● Task directions
Keep every line where the word "with" appears; drop the rest.

[Plotting code records]
....................
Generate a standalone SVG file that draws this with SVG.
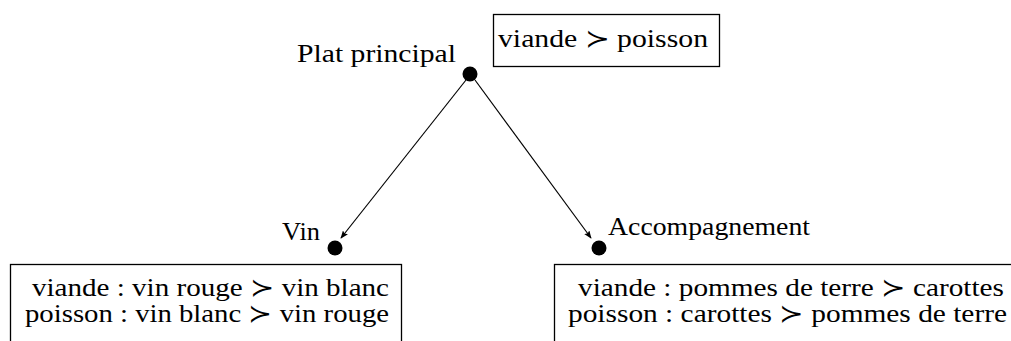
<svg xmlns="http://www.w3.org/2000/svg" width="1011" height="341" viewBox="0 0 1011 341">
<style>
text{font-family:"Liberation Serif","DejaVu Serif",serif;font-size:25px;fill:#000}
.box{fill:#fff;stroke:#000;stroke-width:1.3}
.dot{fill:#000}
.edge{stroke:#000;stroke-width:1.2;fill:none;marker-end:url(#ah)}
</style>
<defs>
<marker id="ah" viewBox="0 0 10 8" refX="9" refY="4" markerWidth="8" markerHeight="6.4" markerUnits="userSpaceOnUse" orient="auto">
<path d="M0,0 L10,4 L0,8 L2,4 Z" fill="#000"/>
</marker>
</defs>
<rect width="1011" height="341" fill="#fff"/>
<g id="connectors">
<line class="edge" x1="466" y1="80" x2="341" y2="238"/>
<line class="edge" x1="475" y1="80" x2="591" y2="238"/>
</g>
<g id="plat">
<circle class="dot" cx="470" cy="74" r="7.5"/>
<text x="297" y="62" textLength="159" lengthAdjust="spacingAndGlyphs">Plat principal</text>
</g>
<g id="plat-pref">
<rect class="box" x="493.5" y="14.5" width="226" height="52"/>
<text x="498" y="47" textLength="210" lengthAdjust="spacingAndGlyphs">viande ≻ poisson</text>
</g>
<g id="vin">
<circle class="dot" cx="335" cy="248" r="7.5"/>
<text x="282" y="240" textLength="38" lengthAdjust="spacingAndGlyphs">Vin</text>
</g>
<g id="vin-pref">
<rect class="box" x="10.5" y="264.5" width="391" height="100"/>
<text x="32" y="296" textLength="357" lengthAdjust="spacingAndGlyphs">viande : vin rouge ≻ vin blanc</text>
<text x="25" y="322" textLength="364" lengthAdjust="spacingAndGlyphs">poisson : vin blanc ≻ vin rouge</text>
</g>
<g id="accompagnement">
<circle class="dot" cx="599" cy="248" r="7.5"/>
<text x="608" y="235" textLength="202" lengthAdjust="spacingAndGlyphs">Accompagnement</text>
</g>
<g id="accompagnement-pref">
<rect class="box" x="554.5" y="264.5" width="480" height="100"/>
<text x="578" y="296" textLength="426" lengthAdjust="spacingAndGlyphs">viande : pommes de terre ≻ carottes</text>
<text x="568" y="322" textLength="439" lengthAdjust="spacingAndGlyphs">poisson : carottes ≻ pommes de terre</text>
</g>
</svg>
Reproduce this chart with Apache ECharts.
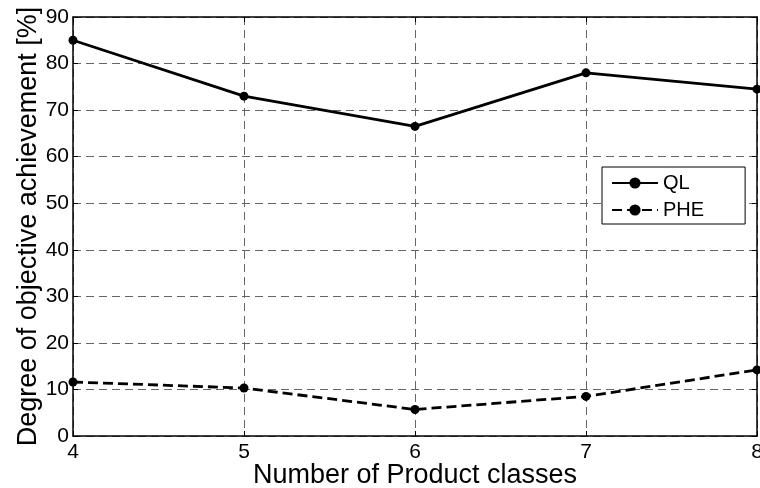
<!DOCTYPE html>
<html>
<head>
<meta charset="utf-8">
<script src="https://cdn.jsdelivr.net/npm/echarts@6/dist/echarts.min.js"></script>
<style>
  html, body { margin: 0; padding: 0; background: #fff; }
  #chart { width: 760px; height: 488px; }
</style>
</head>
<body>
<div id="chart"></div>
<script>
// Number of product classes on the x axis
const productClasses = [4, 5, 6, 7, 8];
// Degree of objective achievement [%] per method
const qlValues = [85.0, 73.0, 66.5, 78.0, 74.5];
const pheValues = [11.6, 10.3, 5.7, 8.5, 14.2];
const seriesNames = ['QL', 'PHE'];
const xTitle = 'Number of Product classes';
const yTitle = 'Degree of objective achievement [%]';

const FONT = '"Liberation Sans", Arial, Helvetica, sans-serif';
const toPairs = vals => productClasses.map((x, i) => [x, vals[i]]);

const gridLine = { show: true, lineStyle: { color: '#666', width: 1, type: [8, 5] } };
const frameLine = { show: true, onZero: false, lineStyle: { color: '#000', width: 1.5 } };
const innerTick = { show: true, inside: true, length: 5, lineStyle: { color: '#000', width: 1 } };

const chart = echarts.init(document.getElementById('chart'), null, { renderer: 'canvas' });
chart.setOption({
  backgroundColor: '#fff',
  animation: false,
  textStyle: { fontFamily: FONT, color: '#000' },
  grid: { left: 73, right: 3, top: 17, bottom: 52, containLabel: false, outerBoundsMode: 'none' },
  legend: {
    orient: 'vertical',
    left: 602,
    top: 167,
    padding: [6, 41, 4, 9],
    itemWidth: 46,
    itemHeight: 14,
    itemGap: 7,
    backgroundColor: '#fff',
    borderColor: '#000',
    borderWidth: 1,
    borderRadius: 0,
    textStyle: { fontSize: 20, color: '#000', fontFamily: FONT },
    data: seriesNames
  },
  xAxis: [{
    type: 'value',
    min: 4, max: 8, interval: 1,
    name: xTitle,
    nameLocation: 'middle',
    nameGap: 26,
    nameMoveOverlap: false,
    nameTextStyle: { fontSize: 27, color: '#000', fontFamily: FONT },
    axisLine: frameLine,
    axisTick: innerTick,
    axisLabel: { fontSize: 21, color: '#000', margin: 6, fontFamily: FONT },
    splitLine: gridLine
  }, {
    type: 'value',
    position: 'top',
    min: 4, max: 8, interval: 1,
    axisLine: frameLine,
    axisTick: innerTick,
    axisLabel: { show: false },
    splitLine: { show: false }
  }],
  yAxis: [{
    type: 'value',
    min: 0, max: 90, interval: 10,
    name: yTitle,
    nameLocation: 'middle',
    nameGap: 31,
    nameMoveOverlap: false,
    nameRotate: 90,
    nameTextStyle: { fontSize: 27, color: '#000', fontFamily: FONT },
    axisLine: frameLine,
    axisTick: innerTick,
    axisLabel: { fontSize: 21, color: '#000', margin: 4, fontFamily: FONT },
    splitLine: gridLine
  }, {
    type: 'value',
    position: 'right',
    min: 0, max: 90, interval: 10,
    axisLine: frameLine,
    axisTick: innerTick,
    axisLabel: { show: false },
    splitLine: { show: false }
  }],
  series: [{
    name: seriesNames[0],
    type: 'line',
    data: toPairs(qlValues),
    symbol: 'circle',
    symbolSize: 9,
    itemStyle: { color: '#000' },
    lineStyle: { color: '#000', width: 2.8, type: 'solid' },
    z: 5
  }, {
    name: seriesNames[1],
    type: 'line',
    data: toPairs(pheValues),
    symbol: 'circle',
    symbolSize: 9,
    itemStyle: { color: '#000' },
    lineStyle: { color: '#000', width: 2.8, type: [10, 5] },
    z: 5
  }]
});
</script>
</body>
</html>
....................
● Task answer
Generate a standalone SVG file that draws this with SVG.
Reproduce this chart with Apache ECharts.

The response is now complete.